The eastern skies were turning slowly from black to pale green with the coming of dawn, and still we had not found our elusive amphibian. The hunters, who were acutely depressed by our failure, explained that it was useless continuing the search once it was light, for then the frog would not show itself. This meant that we had some two hours left in which to track down the beast and capture it, and, though we continued on our way up the stream, I was convinced that our luck was out and that we would not be successful. At last, damp, cold, and dispirited, we came to a broad, flat valley filled with great boulders through which the stream picked its way like a snake. At certain points it had formed deep, quiet pools among the rocks, and, as the ground was flat, the movement of the waters was slow and even, and the stream had doubled its width. The boulders were strewn haphazardly about, all tilted at peculiar angles like giant archaic gravestones, black under the starry sky. Each one was tapestried with moss, and hung with the sprawling plants of wild begonias.

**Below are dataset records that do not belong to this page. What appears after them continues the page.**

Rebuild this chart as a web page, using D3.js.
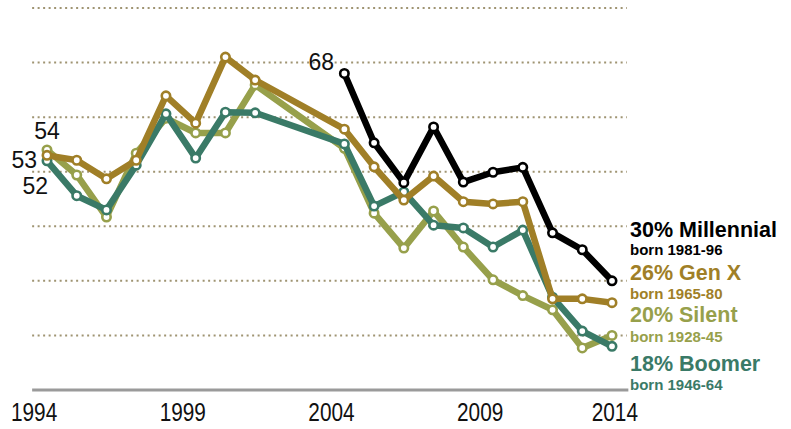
<!DOCTYPE html>
<meta charset="utf-8">
<style>
  body {
    margin: 0;
    background: #fff;
    font-family: "Liberation Sans", Arial, Helvetica, sans-serif;
  }
  .grid line {
    stroke: #9f9472;
    stroke-width: 2;
    stroke-dasharray: 2, 3.5;
  }
  .axis text {
    font-family: "Liberation Sans Narrow", "Arial Narrow", "Liberation Sans", sans-serif;
    font-size: 26px;
    fill: #111;
  }
  .series path {
    fill: none;
    stroke-width: 6.5;
    stroke-linejoin: round;
  }
  .series circle {
    fill: #fff;
    stroke-width: 2.6;
  }
</style>
<body>
<script src="https://d3js.org/d3.v7.min.js"></script>
<script>

var width = 780,
    height = 429;

// survey years (no data 2002-2003)
var years = [1994, 1995, 1996, 1997, 1998, 1999, 2000, 2001,
             2004, 2005, 2006, 2007, 2008, 2009, 2010, 2011, 2012, 2013];

var silent = [54, 49.4, 41.7, 53.4, 59.8, 57.1, 57.1, 65.9,
              54.3, 42.4, 36, 42.8, 36.2, 30.2, 27.3, 24.7, 17.7, 20];
var boomer = [52, 45.6, 43, 51.2, 60.6, 52.5, 60.9, 60.8,
              55.1, 43.7, 46.3, 40.2, 39.7, 36.2, 39.3, 27, 20.8, 18];
var genX = [53, 52.1, 48.7, 52.1, 63.9, 58.9, 71, 66.8,
            57.8, 50.9, 44.8, 49.2, 44.5, 44.1, 44.5, 26.7, 26.7, 26];
var millennial = [null, null, null, null, null, null, null, null,
                  68, 55.3, 48, 58.2, 48.1, 49.9, 50.8, 38.8, 35.7, 30];

var gridValues = [20, 30, 40, 50, 60, 70, 80];
var tickYears = [1994, 1999, 2004, 2009, 2014];

var series = [
  { name: "Silent", values: silent, color: "#97a04b" },
  { name: "Boomer", values: boomer, color: "#3a7a67" },
  { name: "Gen X", values: genX, color: "#a07f27" },
  { name: "Millennial", values: millennial, color: "#000" }
];

var x = d3.scaleLinear()
    .domain([1994, 2013])
    .range([47, 612]);

var y = d3.scaleLinear()
    .domain([10, 80])
    .range([390, 8]);

var svg = d3.select("body").append("svg")
    .attr("width", width)
    .attr("height", height);

// dotted gridlines
svg.append("g")
    .attr("class", "grid")
  .selectAll("line")
    .data(gridValues)
  .enter().append("line")
    .attr("x1", x(1993.5))
    .attr("x2", x(2013.5))
    .attr("y1", function(d) { return y(d); })
    .attr("y2", function(d) { return y(d); });

// baseline
svg.append("line")
    .attr("x1", x(1993.5))
    .attr("x2", x(2013.55))
    .attr("y1", y(10))
    .attr("y2", y(10))
    .style("stroke", "#9a9a9a")
    .style("stroke-width", 3);

// year labels sit at the start of each year
var xTick = x.copy().domain([1994.45, 2013.45]);

var axis = svg.append("g")
    .attr("class", "axis")
    .attr("transform", "translate(0," + y(10) + ")")
    .call(d3.axisBottom(xTick)
      .tickValues(tickYears)
      .tickSize(0)
      .tickPadding(13)
      .tickFormat(d3.format("d")));

axis.select(".domain").remove();
// narrow the digits like a condensed face
axis.selectAll(".tick text")
    .style("font-family", null)
    .style("font-size", null)
    .attr("transform", function(d) {
      return "translate(" + (d === 2014 ? -14 : 0) + ",0) scale(0.8,1)";
    });

var line = d3.line()
    .defined(function(d) { return d.v != null; })
    .x(function(d) { return x(d.year); })
    .y(function(d) { return y(d.v); });

var g = svg.selectAll(".series")
    .data(series)
  .enter().append("g")
    .attr("class", "series");

g.each(function(s) {
  var pts = years.map(function(yr, i) { return { year: yr, v: s.values[i] }; })
      .filter(function(d) { return d.v != null; });
  var sel = d3.select(this);
  sel.append("path")
      .attr("d", line(pts))
      .style("stroke", s.color);
  sel.selectAll("circle")
      .data(pts)
    .enter().append("circle")
      .attr("cx", function(d) { return x(d.year); })
      .attr("cy", function(d) { return y(d.v); })
      .attr("r", 4.2)
      .style("stroke", s.color);
});

// start values
var startLabels = [
  { text: "54", x: 47, y: 139, anchor: "middle" },
  { text: "53", x: 37, y: 168, anchor: "end" },
  { text: "52", x: 48, y: 194, anchor: "end" },
  { text: "68", x: 334, y: 70, anchor: "end" }
];

svg.selectAll(".startlabel")
    .data(startLabels)
  .enter().append("text")
    .attr("class", "startlabel")
    .attr("x", function(d) { return d.x; })
    .attr("y", function(d) { return d.y; })
    .attr("text-anchor", function(d) { return d.anchor; })
    .style("font-size", "23px")
    .style("fill", "#111")
    .text(function(d) { return d.text; });

// end labels
var endLabels = [
  { big: "30% Millennial", small: "born 1981-96", color: "#000", y: 237, y2: 255 },
  { big: "26% Gen X", small: "born 1965-80", color: "#a07f27", y: 280, y2: 299 },
  { big: "20% Silent", small: "born 1928-45", color: "#97a04b", y: 322, y2: 342 },
  { big: "18% Boomer", small: "born 1946-64", color: "#3a7a67", y: 371, y2: 390 }
];

var lab = svg.selectAll(".endlabel")
    .data(endLabels)
  .enter().append("g")
    .attr("class", "endlabel")
    .style("fill", function(d) { return d.color; })
    .style("font-weight", "bold");

lab.append("text")
    .attr("x", 630)
    .attr("y", function(d) { return d.y; })
    .style("font-size", "21.5px")
    .text(function(d) { return d.big; });

lab.append("text")
    .attr("x", 630)
    .attr("y", function(d) { return d.y2; })
    .style("font-size", "15px")
    .text(function(d) { return d.small; });

</script>
</body>
</html>
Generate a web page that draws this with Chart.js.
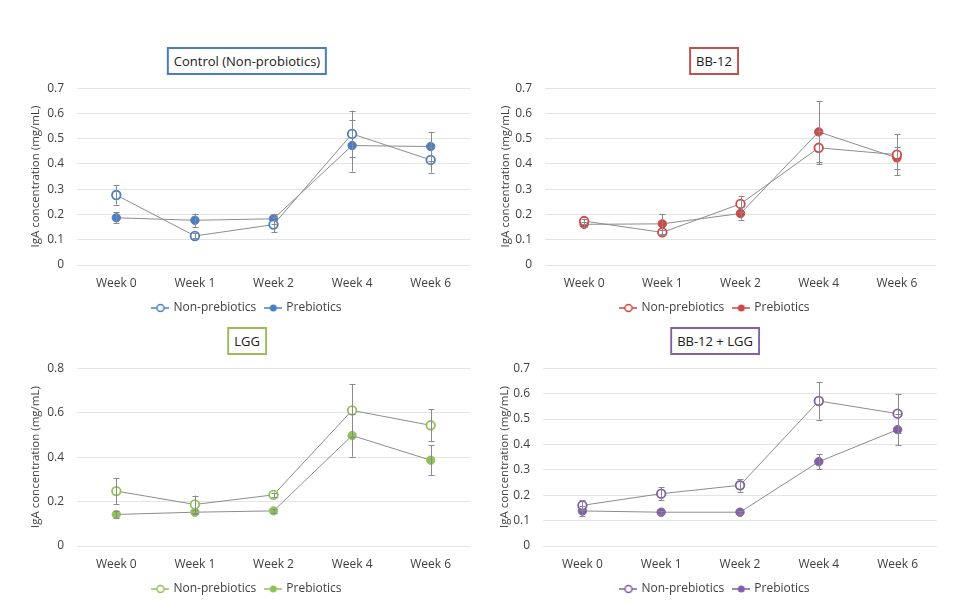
<!DOCTYPE html>
<html>
<head>
<meta charset="utf-8">
<script src="https://cdn.jsdelivr.net/npm/chart.js@4.4.1/dist/chart.umd.min.js"></script>
<style>
  html, body { margin: 0; padding: 0; background: #ffffff; }
  body { width: 958px; height: 609px; position: relative; overflow: hidden; font-family: "Open Sans", sans-serif; }
  canvas { position: absolute; }
  .tbox { position: absolute; background: #fff; border: 2px solid; box-sizing: border-box; height: 28px;
          font: 13px "Open Sans", sans-serif; color: #202020; line-height: 24px; text-align: center;
          padding: 0 5px; white-space: nowrap; transform: translateX(-50%); }
</style>
</head>
<body>
<canvas id="c1" width="479" height="256" style="left:0px;top:68px"></canvas>
<canvas id="c2" width="480" height="256" style="left:478px;top:68px"></canvas>
<canvas id="c3" width="479" height="257" style="left:0px;top:348px"></canvas>
<canvas id="c4" width="480" height="257" style="left:478px;top:348px"></canvas>
<div class="tbox" id="t1" style="left:247px;top:47px;border-color:#4a7ebb">Control (Non-probiotics)</div>
<div class="tbox" id="t2" style="left:714px;top:47px;border-color:#c0504d">BB-12</div>
<div class="tbox" id="t3" style="left:247px;top:327px;border-color:#9bbb59">LGG</div>
<div class="tbox" id="t4" style="left:715px;top:327px;border-color:#8064a2">BB-12 + LGG</div>
<script>
// ---------- data ----------
const categories = ['Week 0', 'Week 1', 'Week 2', 'Week 4', 'Week 6'];
const seriesNames = ['Non-prebiotics', 'Prebiotics'];

// Control (Non-probiotics)
const controlNonPre    = [0.277, 0.115, 0.160, 0.519, 0.416];
const controlNonPreErr = [0.038, 0.010, 0.030, 0.092, 0.050];
const controlPre       = [0.187, 0.177, 0.183, 0.473, 0.469];
const controlPreErr    = [0.022, 0.026, 0.020, 0.103, 0.058];

// BB-12
const bbNonPre    = [0.174, 0.129, 0.242, 0.464, 0.437];
const bbNonPreErr = [0.010, 0.010, 0.032, 0.066, 0.080];
const bbPre       = [0.161, 0.163, 0.204, 0.527, 0.424];
const bbPreErr    = [0.010, 0.040, 0.024, 0.121, 0.045];

// LGG
const lggNonPre    = [0.247, 0.187, 0.230, 0.610, 0.543];
const lggNonPreErr = [0.058, 0.040, 0.010, 0.118, 0.072];
const lggPre       = [0.142, 0.152, 0.158, 0.497, 0.386];
const lggPreErr    = [0.015, 0.008, 0.008, 0.095, 0.068];

// BB-12 + LGG
const comboNonPre    = [0.160, 0.206, 0.239, 0.571, 0.521];
const comboNonPreErr = [0.020, 0.025, 0.025, 0.073, 0.078];
const comboPre       = [0.138, 0.133, 0.133, 0.332, 0.458];
const comboPreErr    = [0.020, 0.006, 0.006, 0.030, 0.061];

const yTicks700 = { max: 0.7, step: 0.1 };
const yTicks800 = { max: 0.8, step: 0.2 };

// ---------- drawing ----------
const FONT = '"Open Sans", sans-serif';
const TEXT = '#404040';

const errorBarPlugin = {
  id: 'errorBars',
  afterDatasetsDraw(chart) {
    const ctx = chart.ctx;
    const ys = chart.scales.y;
    ctx.save();
    ctx.strokeStyle = '#8a8a8a';
    ctx.lineWidth = 1;
    chart.data.datasets.forEach((ds, i) => {
      const meta = chart.getDatasetMeta(i);
      meta.data.forEach((pt, j) => {
        const v = ds.data[j], e = ds.errors[j];
        const x = Math.round(pt.x) + 0.5;
        const yTop = ys.getPixelForValue(v + e);
        const yBot = ys.getPixelForValue(v - e);
        ctx.beginPath();
        ctx.moveTo(x, yTop); ctx.lineTo(x, yBot);
        ctx.moveTo(x - 3, Math.round(yTop) + 0.5); ctx.lineTo(x + 3, Math.round(yTop) + 0.5);
        ctx.moveTo(x - 3, Math.round(yBot) + 0.5); ctx.lineTo(x + 3, Math.round(yBot) + 0.5);
        ctx.stroke();
      });
    });
    ctx.restore();
  }
};

function legendIcon(color, filled) {
  const c = document.createElement('canvas');
  c.width = 18; c.height = 12;
  const g = c.getContext('2d');
  g.strokeStyle = color; g.lineWidth = 1.5;
  g.beginPath(); g.moveTo(0, 6); g.lineTo(18, 6); g.stroke();
  g.beginPath(); g.arc(9, 6, 3.5, 0, Math.PI * 2);
  g.fillStyle = filled ? color : '#ffffff';
  g.fill();
  if (!filled) { g.lineWidth = 1.5; g.stroke(); }
  return c;
}

function makeChart(id, color, nonPre, nonPreErr, pre, preErr, yt, lay) {
  const icons = [legendIcon(color, false), legendIcon(color, true)];
  return new Chart(document.getElementById(id), {
    type: 'line',
    data: {
      labels: categories,
      datasets: [
        { label: seriesNames[0], data: nonPre, errors: nonPreErr,
          borderColor: '#8c8c8c', borderWidth: 1, tension: 0,
          pointRadius: 4.3, pointHoverRadius: 4.3, pointBorderWidth: 1.8,
          pointBorderColor: color, pointBackgroundColor: '#ffffff' },
        { label: seriesNames[1], data: pre, errors: preErr,
          borderColor: '#8c8c8c', borderWidth: 1, tension: 0,
          pointRadius: 4.2, pointHoverRadius: 4.2, pointBorderWidth: 1,
          pointBorderColor: color, pointBackgroundColor: color }
      ]
    },
    options: {
      responsive: false,
      animation: false,
      devicePixelRatio: 1,
      layout: { padding: { left: lay.padLeft, right: lay.padRight, top: 0, bottom: 0 } },
      plugins: {
        tooltip: { enabled: false },
        legend: {
          position: 'bottom',
          labels: {
            usePointStyle: true,
            pointStyleWidth: 14,
            boxHeight: 12,
            padding: 10,
            color: TEXT,
            font: { family: FONT, size: 12 },
            generateLabels(chart) {
              return chart.data.datasets.map((ds, i) => ({
                text: ds.label, pointStyle: icons[i], fillStyle: color,
                strokeStyle: color, lineWidth: 0, hidden: false, datasetIndex: i,
                fontColor: TEXT
              }));
            }
          }
        }
      },
      scales: {
        x: {
          offset: true,
          grid: { display: false, drawTicks: false },
          border: { display: false },
          ticks: { color: TEXT, font: { family: FONT, size: 12 }, padding: 11, maxRotation: 0 },
          afterFit(s) { s.height = 27; }
        },
        y: {
          min: 0, max: yt.max,
          grid: { color: '#e4e4e4', drawTicks: false },
          border: { display: false },
          ticks: { stepSize: yt.step, color: TEXT, font: { family: FONT, size: 12 }, padding: 13,
                   callback: v => (v === 0 ? '0' : Number(v).toFixed(1)) },
          title: { display: true, text: 'IgA concentration (mg/mL)', color: TEXT,
                   font: { family: FONT, size: 11.5 }, padding: { top: 4, bottom: 4 } },
          afterFit(s) { s.width = lay.yWidth; }
        }
      }
    },
    plugins: [errorBarPlugin]
  });
}

makeChart('c1', '#4a7fc6', controlNonPre, controlNonPreErr, controlPre, controlPreErr, yTicks700,
          { padLeft: 25, yWidth: 52, padRight: 9 });
makeChart('c2', '#cf4747', bbNonPre, bbNonPreErr, bbPre, bbPreErr, yTicks700,
          { padLeft: 17, yWidth: 50, padRight: 22 });
makeChart('c3', '#92c15a', lggNonPre, lggNonPreErr, lggPre, lggPreErr, yTicks800,
          { padLeft: 25, yWidth: 52, padRight: 9 });
makeChart('c4', '#7f5fa8', comboNonPre, comboNonPreErr, comboPre, comboPreErr, yTicks700,
          { padLeft: 16, yWidth: 49, padRight: 21 });
</script>
</body>
</html>
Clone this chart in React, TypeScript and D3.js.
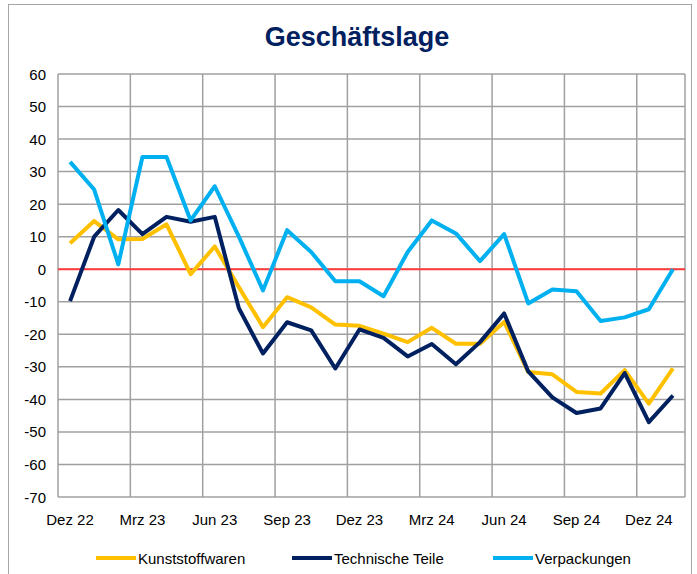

We had moved about half-way up this valley when I decided to break off for a cigarette. I came to a small pool that lay like a black mirror ringed round with tall rocks, and choosing a smooth dry stone to sit on I switched off my torch and sat down to enjoy my smoke. The torch-beams of my retinue twinkled and flashed among the rocks as they continued up the valley, and the splashing of their feet in the water was soon lost among the many night sounds around me. When I had finished my cigarette, I flipped the butt into the air so that it swooped like a glowing firefly and fell into the pool, where it extinguished itself with a hiss. Almost immediately afterwards something jumped into the pool with a loud plop, and the smooth black waters were netted with a thousand silver ripples. I switched on my torch quickly and shone it on the surface of the water, but there was nothing to be seen. Then I flashed the beam along the moss-covered rocks which formed the lip of the pool. There, not a yard from where I was sitting, squatting on the extreme edge of a rock, sat a great, gleaming, chocolate-coloured frog, his fat thighs and the sides of his body covered with a tangled pelt of something that looked like hair.